Josephine Tey's Brat Farrar
The classic mystery novel, Brat Farrar, was written by Josephine Tey, an author whose life itself was shrouded in secrecy and mystery. The real Elizabeth Mackintosh shielded her identity behind two pseudonyms – Josephine Tey and Gordon Daviot. “Shy to the point of phobia,” claims Roy, “she had few intimate friends and confided in no one”(1980, 14). She was obsessed with privacy, refusing all interviews and media requests. Even the biographical information that she provided for Who’s Who does not reveal her true identity; she is listed there as Gordon Daviot (1949, 700). Her obituary can be found under Daviot, not Mackintosh, in The New York Times (February 14, 1952).
During her lifetime, Tey was known as a dramatist; today she is famous for her 8 crime novels. These novels are still in print and very popular with mystery fans. Tey also wrote a biography, 13 short stories, and 7 radio plays.
Brat Farrar is considered one of Tey’s best novels, adapted by the BBC for a three-part television drama and chosen by The New York Times as one of the “Best Mysteries of 1950” (December 3, 1950). The idea for the story is intriguing. The parents of five children (including two sets of twins) are killed in a plane crash, leaving their offspring for a relative to raise. After the male twins turn 13, one of them commits suicide. The novel begins 8 years later when the surviving twin is about to inherit the family fortune. A stranger suddenly appears, claiming to be the deceased boy and alleging that he ran away from home 8 years earlier. The mystery gradually unfolds over the course of the novel and a sense of impending doom dominates the last half of it. Brat Farrar is an example of story-telling at its best.
Although the novel relies upon the conventions of the Golden-Age mystery, it also stretches its boundaries. Unlike many of her predecessors, Tey was interested in the psychology of characters, not just the clue-puzzle element of stories. She explored the motivations of her major characters, giving them depth and plausibility. Brat Farrar is a compelling and complex criminal, one who gains the reader’s sympathy and understanding.

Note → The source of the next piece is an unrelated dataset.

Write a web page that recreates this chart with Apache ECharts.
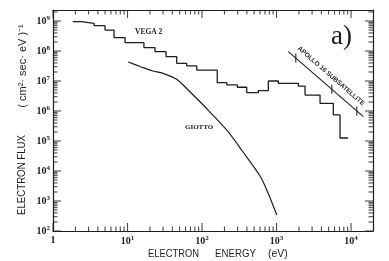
<!DOCTYPE html>
<html><head><meta charset="utf-8">
<script src="https://cdn.jsdelivr.net/npm/echarts@6/dist/echarts.min.js"></script>
<style>html,body{margin:0;padding:0;background:#fff}#c{width:389px;height:261px}</style>
</head><body><div id="c"></div>
<script>
// ---- axis ticks ----
const xTickValues = [1, 10, 100, 1000, 10000];
const xTickLabels = ['1', '10^1', '10^2', '10^3', '10^4'];
const yTickValues = [1e2, 1e3, 1e4, 1e5, 1e6, 1e7, 1e8, 1e9];
const yTickLabels = ['10^2', '10^3', '10^4', '10^5', '10^6', '10^7', '10^8', '10^9'];
const X_MIN = 1, X_MAX = 1.97e4, Y_MIN = 1e2, Y_MAX = 2.33e9;

// ---- VEGA 2 histogram: bin edges (eV) and flux per bin ----
const vegaEdges = [1.84, 2.43, 3.55, 4.99, 6.59, 9.26, 16.6, 23.4, 32.9, 45.7, 62.3, 84.9, 160, 215, 298, 398, 570, 776, 1057, 1963, 2414, 3837, 5786, 7118, 9120];
const vegaFlux = [9.6e8, 8.4e8, 7.0e8, 5.0e8, 2.8e8, 1.9e8, 1.3e8, 9.5e7, 6.5e7, 3.9e7, 3.2e7, 2.3e7, 8.8e6, 7.4e6, 6.2e6, 4.1e6, 4.8e6, 1.0e7, 8.4e6, 6.8e6, 3.4e6, 1.8e6, 7.4e5, 1.26e5];

// ---- GIOTTO ----
const giottoEnergy = [10.2, 15, 21.3, 30, 45.7, 65, 110, 215, 355, 601, 769, 1007];
const giottoFlux = [4.3e7, 3.0e7, 2.2e7, 1.8e7, 1.14e7, 5.0e6, 1.36e6, 2.3e5, 4.3e4, 6.8e3, 1.85e3, 340];

// ---- APOLLO 16 SUBSATELLITE ----
const apolloEnergy = [1440, 14620];
const apolloFlux = [9.5e7, 6.46e5];
const apolloMarkEnergy = [1811, 5509, 11930];
const apolloMarkFlux = [5.8e7, 5.3e6, 1.0e6];

const INK = '#1e1e1e';

function sup(label) {
  const p = label.split('^');
  return p.length > 1 ? '{b|' + p[0] + '}{s|' + p[1] + '}' : '{b|' + p[0] + '}';
}
function fmt(values, labels) {
  return function (v) {
    for (let i = 0; i < values.length; i++) {
      if (Math.abs(Math.log10(v) - Math.log10(values[i])) < 1e-6) return sup(labels[i]);
    }
    return '';
  };
}
function labelRich() {
  return {
    b: { fontFamily: 'Liberation Serif', fontSize: 10, fontWeight: 'bold', color: INK },
    s: { fontFamily: 'Liberation Serif', fontSize: 7, fontWeight: 'bold', color: INK, padding: [0, 0, 6, 0] }
  };
}

function minorValues(lo, hi) {
  const out = [];
  for (let e = Math.floor(Math.log10(lo)); e <= Math.ceil(Math.log10(hi)); e++) {
    for (let m = 2; m <= 9; m++) {
      const v = m * Math.pow(10, e);
      if (v > lo && v < hi) out.push(v);
    }
  }
  return out;
}
const xMinor = minorValues(X_MIN, X_MAX);
const yMinor = minorValues(Y_MIN, Y_MAX);

const vegaData = vegaFlux.map((f, i) => [vegaEdges[i], f]);
vegaData.push([vegaEdges[vegaEdges.length - 1], vegaFlux[vegaFlux.length - 1]]);

function axisLine() { return { show: true, lineStyle: { color: INK, width: 1.2 } }; }

// tick marks as tiny rect symbols sitting on the frame, pointing inward
function tickSeries(data, w, h, off) {
  return { type: 'scatter', data: data, symbol: 'rect', symbolSize: [w, h], symbolOffset: off,
    clip: false, silent: true, z: 6, itemStyle: { color: INK }, emphasis: { disabled: true } };
}
const MAJ = 8, MIN = 4.5, TW = 1.1;

const chart = echarts.init(document.getElementById('c'));
chart.setOption({
  animation: false,
  backgroundColor: '#fff',
  grid: { left: 53, right: 16, top: 10, bottom: 30, containLabel: false, outerBoundsMode: 'none' },
  xAxis: [
    { type: 'log', logBase: 10, min: X_MIN, max: X_MAX, position: 'bottom', axisLine: axisLine(), axisTick: { show: false },
      splitLine: { show: false }, minorTick: { show: false },
      axisLabel: { margin: 4, formatter: fmt(xTickValues, xTickLabels), rich: labelRich(), showMaxLabel: false } },
    { type: 'log', logBase: 10, min: X_MIN, max: X_MAX, position: 'top', axisLine: axisLine(), axisTick: { show: false },
      splitLine: { show: false }, axisLabel: { show: false } }
  ],
  yAxis: [
    { type: 'log', logBase: 10, min: Y_MIN, max: Y_MAX, position: 'left', axisLine: axisLine(), axisTick: { show: false },
      splitLine: { show: false }, minorTick: { show: false },
      axisLabel: { margin: 3, formatter: fmt(yTickValues, yTickLabels), rich: labelRich(), showMaxLabel: false } },
    { type: 'log', logBase: 10, min: Y_MIN, max: Y_MAX, position: 'right', axisLine: axisLine(), axisTick: { show: false },
      splitLine: { show: false }, axisLabel: { show: false } }
  ],
  series: [
    { type: 'line', name: 'VEGA 2', data: vegaData, step: 'end', symbol: 'none',
      lineStyle: { color: INK, width: 1.3 } },
    { type: 'line', name: 'GIOTTO', data: giottoEnergy.map((e, i) => [e, giottoFlux[i]]), smooth: 0.3, symbol: 'none',
      lineStyle: { color: INK, width: 1.2 } },
    { type: 'line', name: 'APOLLO', data: apolloEnergy.map((e, i) => [e, apolloFlux[i]]), symbol: 'none',
      lineStyle: { color: INK, width: 1.1 } },
    { type: 'scatter', data: apolloMarkEnergy.map((e, i) => [e, apolloMarkFlux[i]]), symbol: 'rect',
      symbolSize: [1.3, 9], itemStyle: { color: INK } },
    // bottom / top ticks
    tickSeries(xTickValues.map(v => [v, Y_MIN]), TW, MAJ, [0, -MAJ / 2]),
    tickSeries(xMinor.map(v => [v, Y_MIN]), TW, MIN, [0, -MIN / 2]),
    tickSeries(xTickValues.map(v => [v, Y_MAX]), TW, MAJ, [0, MAJ / 2]),
    tickSeries(xMinor.map(v => [v, Y_MAX]), TW, MIN, [0, MIN / 2]),
    // left / right ticks
    tickSeries(yTickValues.map(v => [X_MIN, v]), MAJ, TW, [MAJ / 2, 0]),
    tickSeries(yMinor.map(v => [X_MIN, v]), MIN, TW, [MIN / 2, 0]),
    tickSeries(yTickValues.map(v => [X_MAX, v]), MAJ, TW, [-MAJ / 2, 0]),
    tickSeries(yMinor.map(v => [X_MAX, v]), MIN, TW, [-MIN / 2, 0])
  ],
  graphic: [
    { type: 'text', x: 135, y: 32, style: { text: 'VEGA 2', fontFamily: 'Liberation Serif', fontWeight: 'bold', fontSize: 7.5, fill: INK, verticalAlign: 'middle' } },
    { type: 'text', x: 185, y: 127, style: { text: 'GIOTTO', fontFamily: 'Liberation Serif', fontWeight: 'bold', fontSize: 7, fill: INK, verticalAlign: 'middle' } },
    { type: 'text', x: 331, y: 37, style: { text: 'a)', fontFamily: 'Liberation Serif', fontSize: 27, fill: INK, verticalAlign: 'middle' } },
    { type: 'text', x: 331, y: 76, rotation: -41 * Math.PI / 180,
      style: { text: 'APOLLO 16 SUBSATELLITE', fontFamily: 'Liberation Sans', fontWeight: 'bold', fontSize: 6.5, fill: INK, align: 'center', verticalAlign: 'middle' } },
    { type: 'text', x: 148, y: 254, scaleX: 0.85, style: { text: 'ELECTRON', fontFamily: 'Liberation Sans', fontSize: 11, fill: INK, verticalAlign: 'middle' } },
    { type: 'text', x: 215, y: 254, scaleX: 0.88, style: { text: 'ENERGY', fontFamily: 'Liberation Sans', fontSize: 11, fill: INK, verticalAlign: 'middle' } },
    { type: 'text', x: 268, y: 254, scaleX: 0.95, style: { text: '(eV)', fontFamily: 'Liberation Sans', fontSize: 11, fill: INK, verticalAlign: 'middle' } },
    { type: 'text', x: 21.5, y: 175, rotation: Math.PI / 2, scaleX: 0.88,
      style: { text: 'ELECTRON FLUX', fontFamily: 'Liberation Sans', fontSize: 11, fill: INK, align: 'center', verticalAlign: 'middle' } },
    { type: 'text', x: 23, y: 66, rotation: Math.PI / 2,
      style: { text: '( cm²· sec· eV )⁻¹', fontFamily: 'Liberation Sans', fontSize: 11, fill: INK, align: 'center', verticalAlign: 'middle' } }
  ]
});
</script>
</body></html>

Tey frequently depicted impostors, pretenders, and deceivers, portraying them with profound insight. As Roy points out, “Tey writes about the fragility of reality: Neither people nor situations are what they seem. Appearances are deceptive. Life, Tey seems to say, is illusory” (1998, 913). We spend much of the novel trying to penetrate deceptions, never sure how to judge either of the male twins.
The country house setting, typical of Golden Age mysteries, is at the center of the crime. Latchetts, the Elizabethan manor house, is the prize of the family inheritance. Ironically this pastoral setting becomes the locus of greed, revenge, and crime in Brat Farrar.

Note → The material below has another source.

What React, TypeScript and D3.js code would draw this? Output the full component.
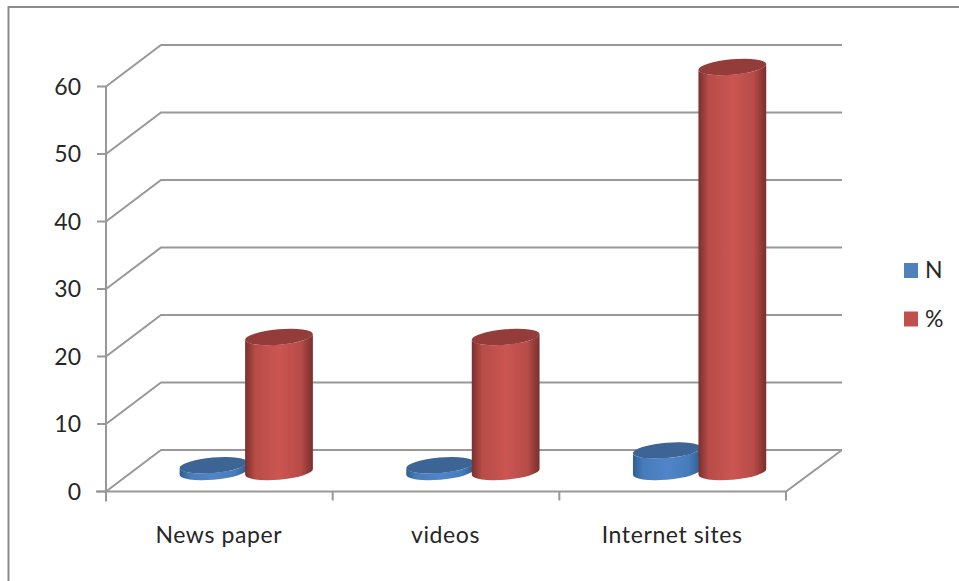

In his introduction to the book, Robert Barnard claims that Brat Farrar occupies the “hinterland” between the “novel proper” and the crime novel (1997, 8). This mystery is indeed a perfect amalgam of both genres. DuBose’s final assessment of the book is one with which most readers would agree: “Brat Farrar is the work of a mature writer with full control of her themes and her style. It is so often cited by other writers as the best Tey detective novel because it so completely meets the qualifications of a fine novel” (2000, 271).
DuBose, Martha Hailey. Women of Mystery: The Lives and Works of Notable Women Crime Novelists. New York: Thomas Dunne Books, 2000.
“Daviot, Gordon.” In Who’s Who, 700. London: Adam and Charles Black, 1949.
Roy, Alexandra Von Malotte. “Josephine Tey (1896?-1952).” In Mystery and Suspense Writers: The Literature of Crime, Detection, and Espionage, edited by Robin W. Winks, vol. 2: 911-921. New York: Charles Scribner’s Sons, 1998.
Roy, Sandra. Josephine Tey. Boston: Twayne, 1980.
Tey, Josephine. Brat Farrar. 1950. New York: Simon & Schuster, 1997.